The Schaeffler decision arises out of an €11 billion loan agreement between the Schaeffler Group, an automotive and industrial parts supplier owned by George Schaeffler, and a consortium of banks that financed the Schaeffler Group's bid to buy German company Continental AG in 2008. Two days prior to the end of the bidding period, Lehman Brothers collapsed and, with it, the stock market and the shares of Continental. German Law prohibited the Schaeffler Group from withdrawing its tender offer prior to the expiration of the bidding period, leaving it oversubscribed; the Schaeffler Group thus held nearly 90 percent of Continental's shares, facing potential insolvency and inability to pay the consortium. To avoid these dire consequences, the Schaeffler Group refinanced its acquisition debt with the consortium. It also sought advice from Ernst & Young on the tax implications and potential IRS litigation arising out of the refinancing. The IRS soon began an audit of Mr. Schaeffler and his company, leading to the issuance of a summons for documents held by E&Y that had been disclosed to the consortium, including some that contained legal opinions and analysis. The summons did not request documents prepared by Schaeffler's law firm or privileged documents that had not been provided to the banks.

Moving to quash the summons, the appellants sought to withhold, in particular, a 58-page E&Y memorandum that identified and analyzed in detail the potential US tax consequences of the refinancing and restructuring, the possible Internal Revenue Service (IRS) legal challenges to the Schaeffler Group's tax treatment of the transaction, and relevant law. The district court denied the motion, holding that the Schaeffler Group had waived the attorney-client privilege by sharing the E&Y memorandum with the consortium. In the court's view, the consortium did not have any "common legal interest" with the appellants because it would not be named as a party to the anticipated litigation with the IRS, and had only economic interests at risk. As such, the district court held, the joint defense privilege exception to the waiver by third-party disclosure rule, provided in the tax context under 26 U.S.C. § 7525(a)(1), did not apply. The court also denied the assertion that the memorandum was protected as work product, finding that the appellants would have received precisely the same advice from E&Y even if litigation had not been anticipated.

Rejecting the district court's analysis, the Second Circuit held: "[a] financial interest of a party, no matter how large, does not preclude a court from finding a legal interest shared with another party where the legal aspects materially affect the financial interests." The panel explained that the parties' common legal interest in trying to obtain favorable tax treatment, as explicated in the E&Y memorandum, was not negated by its commercial consequences.
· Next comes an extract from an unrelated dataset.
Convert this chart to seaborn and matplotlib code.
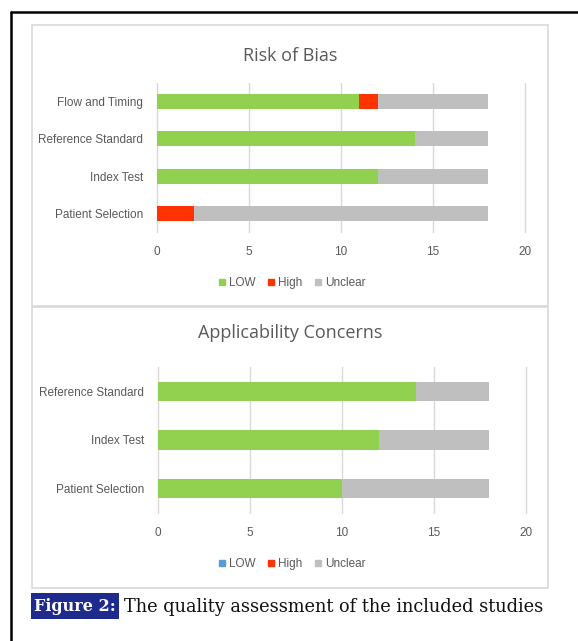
import matplotlib
matplotlib.use("Agg")
import matplotlib.pyplot as plt
import seaborn as sns
import pandas as pd
from matplotlib.patches import Rectangle
from matplotlib.lines import Line2D

# ---- data ----
rob_domains = ["Flow and Timing", "Reference Standard", "Index Test", "Patient Selection"]
rob_low = [11, 14, 12, 0]
rob_high = [1, 0, 0, 2]
rob_unclear = [6, 4, 6, 16]

app_domains = ["Reference Standard", "Index Test", "Patient Selection"]
app_low = [14, 12, 10]
app_high = [0, 0, 0]
app_unclear = [4, 6, 8]

legend_labels = ["LOW", "High", "Unclear"]
xticks = [0, 5, 10, 15, 20]

C_LOW = "#92D050"
C_HIGH = "#FF3300"
C_UNC = "#BFBFBF"
C_LOW_LEG2 = "#5B9BD5"
TXT = "#595959"
GRID = "#D9D9D9"

sns.set_theme(style="white")
plt.rcParams["font.family"] = ["Liberation Sans Narrow", "Liberation Sans", "DejaVu Sans"]

W, H = 578, 641
fig = plt.figure(figsize=(W / 100, H / 100), dpi=100)


def fx(px):
    return px / W


def fy(py):
    return 1 - py / H


def panel(ax_box, title, title_y, domains, low, high, unclear, legend_y, leg_low_color):
    x0, y0, x1, y1 = ax_box
    ax = fig.add_axes([fx(x0), fy(y1), fx(x1 - x0), (y1 - y0) / H])
    df = pd.DataFrame({"domain": domains, "low": low, "high": high, "unclear": unclear})
    df["c2"] = df["low"] + df["high"]
    df["c3"] = df["c2"] + df["unclear"]
    sns.barplot(data=df, x="c3", y="domain", order=domains, color=C_UNC, width=0.4,
                errorbar=None, ax=ax, saturation=1, orient="h", linewidth=0)
    sns.barplot(data=df, x="c2", y="domain", order=domains, color=C_HIGH, width=0.4,
                errorbar=None, ax=ax, saturation=1, orient="h", linewidth=0)
    sns.barplot(data=df, x="low", y="domain", order=domains, color=C_LOW, width=0.4,
                errorbar=None, ax=ax, saturation=1, orient="h", linewidth=0)
    ax.set_xlim(0, 20)
    ax.set_ylim(len(domains) - 0.5, -0.5)
    ax.set_xticks(xticks)
    ax.set_xticklabels([str(t) for t in xticks])
    ax.set_xlabel("")
    ax.set_ylabel("")
    for s in ax.spines.values():
        s.set_visible(False)
    ax.grid(False)
    for t in xticks:
        ax.axvline(t, color=GRID, lw=1, zorder=0, clip_on=False)
    ax.tick_params(axis="x", length=0, pad=10, labelsize=8.5, labelcolor=TXT)
    ax.tick_params(axis="y", length=0, pad=10, labelsize=8.5, labelcolor=TXT)
    ax.set_facecolor("none")
    fig.text(fx(290), fy(title_y), title, ha="center", va="center", fontsize=13,
             color=TXT, family=["Open Sans", "DejaVu Sans"])
    handles = [
        Line2D([], [], marker="s", ls="", color=leg_low_color, markersize=5),
        Line2D([], [], marker="s", ls="", color=C_HIGH, markersize=5),
        Line2D([], [], marker="s", ls="", color=C_UNC, markersize=5),
    ]
    fig.legend(handles, legend_labels, loc="center", bbox_to_anchor=(fx(292), fy(legend_y)),
               ncol=3, frameon=False, fontsize=8.5, labelcolor=TXT, handlelength=0.6,
               handletextpad=0.3, columnspacing=1.0)
    return ax


# panel borders
fig.patches.append(Rectangle((fx(32), fy(306)), fx(548 - 32), (306 - 25) / H,
                             transform=fig.transFigure, fill=False, ec="#D9D9D9", lw=1.2))
fig.patches.append(Rectangle((fx(32), fy(588)), fx(548 - 32), (588 - 307) / H,
                             transform=fig.transFigure, fill=False, ec="#D9D9D9", lw=1.2))

# outer black frame (left and top)
fig.add_artist(Line2D([fx(11), fx(11)], [0, fy(12)], color="black", lw=1.8, transform=fig.transFigure))
fig.add_artist(Line2D([fx(11), 1], [fy(12), fy(12)], color="black", lw=1.8, transform=fig.transFigure))

panel((157, 83, 525, 232), "Risk of Bias", 56, rob_domains, rob_low, rob_high, rob_unclear, 283, C_LOW)
panel((158, 367, 526, 513), "Applicability Concerns", 333, app_domains, app_low, app_high, app_unclear, 564, C_LOW_LEG2)

# caption
fig.patches.append(Rectangle((fx(31), fy(619)), fx(119 - 31), (619 - 593) / H,
                             transform=fig.transFigure, color="#1F2A8E", lw=0))
fig.text(fx(75), fy(606.5), "Figure 2:", ha="center", va="center", fontsize=11.5,
         color="white", fontweight="bold", family=["DejaVu Serif"])
fig.text(fx(124), fy(606.5), "The quality assessment of the included studies", ha="left",
         va="center", fontsize=12.8, color="#111111", family=["DejaVu Serif"])

fig.savefig("out.png", dpi=100)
The Second Circuit further clarified case law involving criminal prosecutions, which usually refer to "common defense strategy according to the contours of a particular charging instrument." While such a joint defense likewise preserves privilege among parties sharing information, the Second Circuit noted that for the protection to apply in the context of civil proceedings, the cases "emphasize" the parties' need "to identify a common legal interest or strategy in obtaining a particular goal," but that litigation need not be ongoing.

The Second Circuit also held that the E&Y memorandum was protected as attorney work-product, acknowledging that the highly detailed tax analysis and advice set forth in the memorandum was specifically geared to an anticipated audit and the "highly likely" litigation anticipated to follow it. The panel reaffirmed the dual-purpose doctrine established inUnited States v. Adlman, 134 F.3d 1194 (2d Cir. 1998), that a document "created to assist in large, complex transactions with uncertain tax consequences" is eligible for work-product protection "if in light of the nature of the document and the factual situation in the particular case, the document can fairly be said to have been prepared or obtained because of the prospect of litigation." The Second Circuit rejected the district court's construction of a hypothetical scenario in which the Schaeffler Group faced exactly the same business and tax issues but did not anticipate litigation, finding that this scenario "ignored reality." The Second Circuit opined, "[t]he size of a transaction and the complexity and ambiguity of the appropriate tax treatment are important variables that govern the probability of the IRS's heightened scrutiny and, therefore, the likelihood of litigation."

The Second Circuit vacated the judgment and remanded the case for the district court to determine whether any remaining documents sought by the IRS summons also were protected by the attorney-client privilege or work-product doctrine.

Implications

As noted in the Second Circuit's Schaeffler opinion, there are judicial opinions written as if a common litigation strategy is the only kind of legal interest that will preserve the attorney-client privilege in the context of a joint defense or common interest agreement. That is essentially the error the Second Circuit corrected in Schaeffler. However, the Second Circuit was careful to note that a communication can only be considered privileged in the first place if its purpose is "solely for the obtaining or providing of legal advice," and further that "[c]ommunications made for purposes of evaluating the commercial wisdom of various options" are not privileged even if they contain some legal advice. So the Second Circuit appears not to have wanted Schaeffler to be viewed as a groundbreaking decision, and businesspeople should put down their pens before they start writing "Attorney-Client Privileged" on every sheet of paper in sight. That said, in light ofSchaeffler, a well-crafted common interest agreement should be helpful, if not dispositive, in countering a claim of waiver where the common legal interest among the parties who have shared privileged information is the attainment of a positive commercial outcome.